+++ Supplied data

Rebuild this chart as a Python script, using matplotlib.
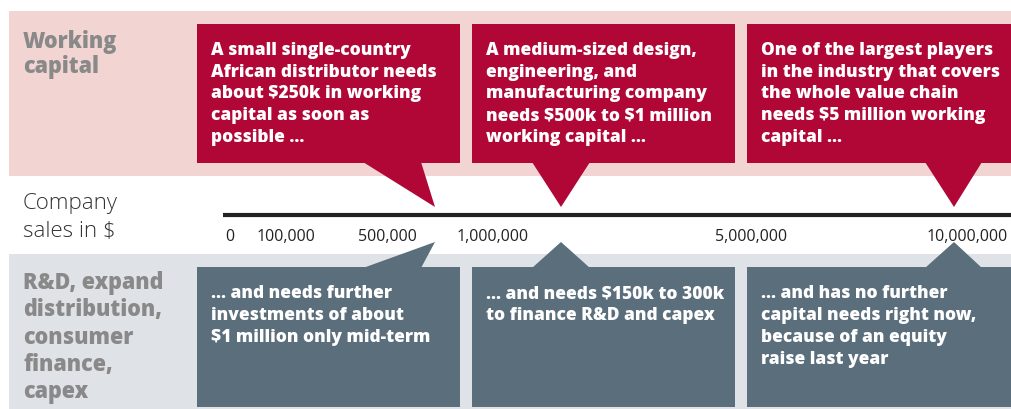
import matplotlib.pyplot as plt
from matplotlib.patches import Rectangle, Polygon

plt.rcParams["text.parse_math"] = False

# sales scale labels and the three company cases
sales_ticks = ["0", "100,000", "500,000", "1,000,000", "5,000,000", "10,000,000"]
working_capital = [
    "A small single-country\nAfrican distributor needs\nabout $250k in working\ncapital as soon as\npossible ...",
    "A medium-sized design,\nengineering, and\nmanufacturing company\nneeds $500k to $1 million\nworking capital ...",
    "One of the largest players\nin the industry that covers\nthe whole value chain\nneeds $5 million working\ncapital ...",
]
further_needs = [
    "... and needs further\ninvestments of about\n$1 million only mid-term",
    "... and needs $150k to 300k\nto finance R&D and capex",
    "... and has no further\ncapital needs right now,\nbecause of an equity\nraise last year",
]
row_labels = ["Working\ncapital", "R&D, expand\ndistribution,\nconsumer\nfinance,\ncapex"]

# layout (pixel coordinates)
tick_x = [230, 286, 387, 493, 751, 967]
box_x = [(197, 460), (472, 735), (747, 1011)]
tip_x = [435, 561, 954]
base_x = [(363, 421), (532, 590), (925, 982)]

RED = "#b00737"
PINK = "#f2d5d2"
SLATE = "#5a6e7b"
LIGHT = "#dfe3e7"
LABEL = "#898989"
FONT = "Open Sans"

fig = plt.figure(figsize=(10.11, 4.10), dpi=100)
ax = fig.add_axes([0, 0, 1, 1])
ax.set_xlim(0, 1011)
ax.set_ylim(410, 0)
ax.axis("off")


def draw_lines(x, y0, text, step, **kw):
    for i, line in enumerate(text.split("\n")):
        ax.text(x, y0 + i * step, line, va="baseline", ha="left", family=FONT, **kw)


# background bands
ax.add_patch(Rectangle((9, 12), 1002, 165, color=PINK, lw=0))
ax.add_patch(Rectangle((9, 255), 1002, 155, color=LIGHT, lw=0))

# callout boxes with pointers towards the sales axis
for (x0, x1), tx, (b0, b1), top, bottom in zip(box_x, tip_x, base_x, working_capital, further_needs):
    ax.add_patch(Rectangle((x0, 25), x1 - x0, 139, color=RED, lw=0))
    ax.add_patch(Polygon([(b0, 163), (b1, 163), (tx, 208)], color=RED, lw=0))
    draw_lines(x0 + 14, 55, top, 21.7, color="white", fontsize=12.5, fontweight="extra bold")

    ax.add_patch(Rectangle((x0, 268), x1 - x0, 140, color=SLATE, lw=0))
    ax.add_patch(Polygon([(b0, 269), (b1, 269), (tx, 243)], color=SLATE, lw=0))
    draw_lines(x0 + 14, 298, bottom, 22, color="white", fontsize=12.5, fontweight="extra bold")

# sales axis
ax.plot([223, 1011], [216, 216], color="#222222", lw=3, solid_capstyle="butt")
for x, lab in zip(tick_x, sales_ticks):
    ax.text(x, 241, lab, ha="center", va="baseline", family=FONT, fontsize=11.5, color="#222222")

# row labels
draw_lines(23, 48, row_labels[0], 25, color=LABEL, fontsize=15.5, fontweight="extra bold")
draw_lines(23, 289, row_labels[1], 27.3, color=LABEL, fontsize=15.5, fontweight="extra bold")
draw_lines(23, 209, "Company\nsales in $", 28, color="#333333", fontsize=16, fontweight="light")

fig.savefig("out.png", dpi=100)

++++++

▶ Task details: Leave the pictures out and output the rest of the listing exactly.

▶ Reply:
Rebuild this chart as a Python script, using matplotlib.
import matplotlib.pyplot as plt
from matplotlib.patches import Rectangle, Polygon

plt.rcParams["text.parse_math"] = False

# sales scale labels and the three company cases
sales_ticks = ["0", "100,000", "500,000", "1,000,000", "5,000,000", "10,000,000"]
working_capital = [
    "A small single-country\nAfrican distributor needs\nabout $250k in working\ncapital as soon as\npossible ...",
    "A medium-sized design,\nengineering, and\nmanufacturing company\nneeds $500k to $1 million\nworking capital ...",
    "One of the largest players\nin the industry that covers\nthe whole value chain\nneeds $5 million working\ncapital ...",
]
further_needs = [
    "... and needs further\ninvestments of about\n$1 million only mid-term",
    "... and needs $150k to 300k\nto finance R&D and capex",
    "... and has no further\ncapital needs right now,\nbecause of an equity\nraise last year",
]
row_labels = ["Working\ncapital", "R&D, expand\ndistribution,\nconsumer\nfinance,\ncapex"]

# layout (pixel coordinates)
tick_x = [230, 286, 387, 493, 751, 967]
box_x = [(197, 460), (472, 735), (747, 1011)]
tip_x = [435, 561, 954]
base_x = [(363, 421), (532, 590), (925, 982)]

RED = "#b00737"
PINK = "#f2d5d2"
SLATE = "#5a6e7b"
LIGHT = "#dfe3e7"
LABEL = "#898989"
FONT = "Open Sans"

fig = plt.figure(figsize=(10.11, 4.10), dpi=100)
ax = fig.add_axes([0, 0, 1, 1])
ax.set_xlim(0, 1011)
ax.set_ylim(410, 0)
ax.axis("off")


def draw_lines(x, y0, text, step, **kw):
    for i, line in enumerate(text.split("\n")):
        ax.text(x, y0 + i * step, line, va="baseline", ha="left", family=FONT, **kw)


# background bands
ax.add_patch(Rectangle((9, 12), 1002, 165, color=PINK, lw=0))
ax.add_patch(Rectangle((9, 255), 1002, 155, color=LIGHT, lw=0))

# callout boxes with pointers towards the sales axis
for (x0, x1), tx, (b0, b1), top, bottom in zip(box_x, tip_x, base_x, working_capital, further_needs):
    ax.add_patch(Rectangle((x0, 25), x1 - x0, 139, color=RED, lw=0))
    ax.add_patch(Polygon([(b0, 163), (b1, 163), (tx, 208)], color=RED, lw=0))
    draw_lines(x0 + 14, 55, top, 21.7, color="white", fontsize=12.5, fontweight="extra bold")

    ax.add_patch(Rectangle((x0, 268), x1 - x0, 140, color=SLATE, lw=0))
    ax.add_patch(Polygon([(b0, 269), (b1, 269), (tx, 243)], color=SLATE, lw=0))
    draw_lines(x0 + 14, 298, bottom, 22, color="white", fontsize=12.5, fontweight="extra bold")

# sales axis
ax.plot([223, 1011], [216, 216], color="#222222", lw=3, solid_capstyle="butt")
for x, lab in zip(tick_x, sales_ticks):
    ax.text(x, 241, lab, ha="center", va="baseline", family=FONT, fontsize=11.5, color="#222222")

# row labels
draw_lines(23, 48, row_labels[0], 25, color=LABEL, fontsize=15.5, fontweight="extra bold")
draw_lines(23, 289, row_labels[1], 27.3, color=LABEL, fontsize=15.5, fontweight="extra bold")
draw_lines(23, 209, "Company\nsales in $", 28, color="#333333", fontsize=16, fontweight="light")

fig.savefig("out.png", dpi=100)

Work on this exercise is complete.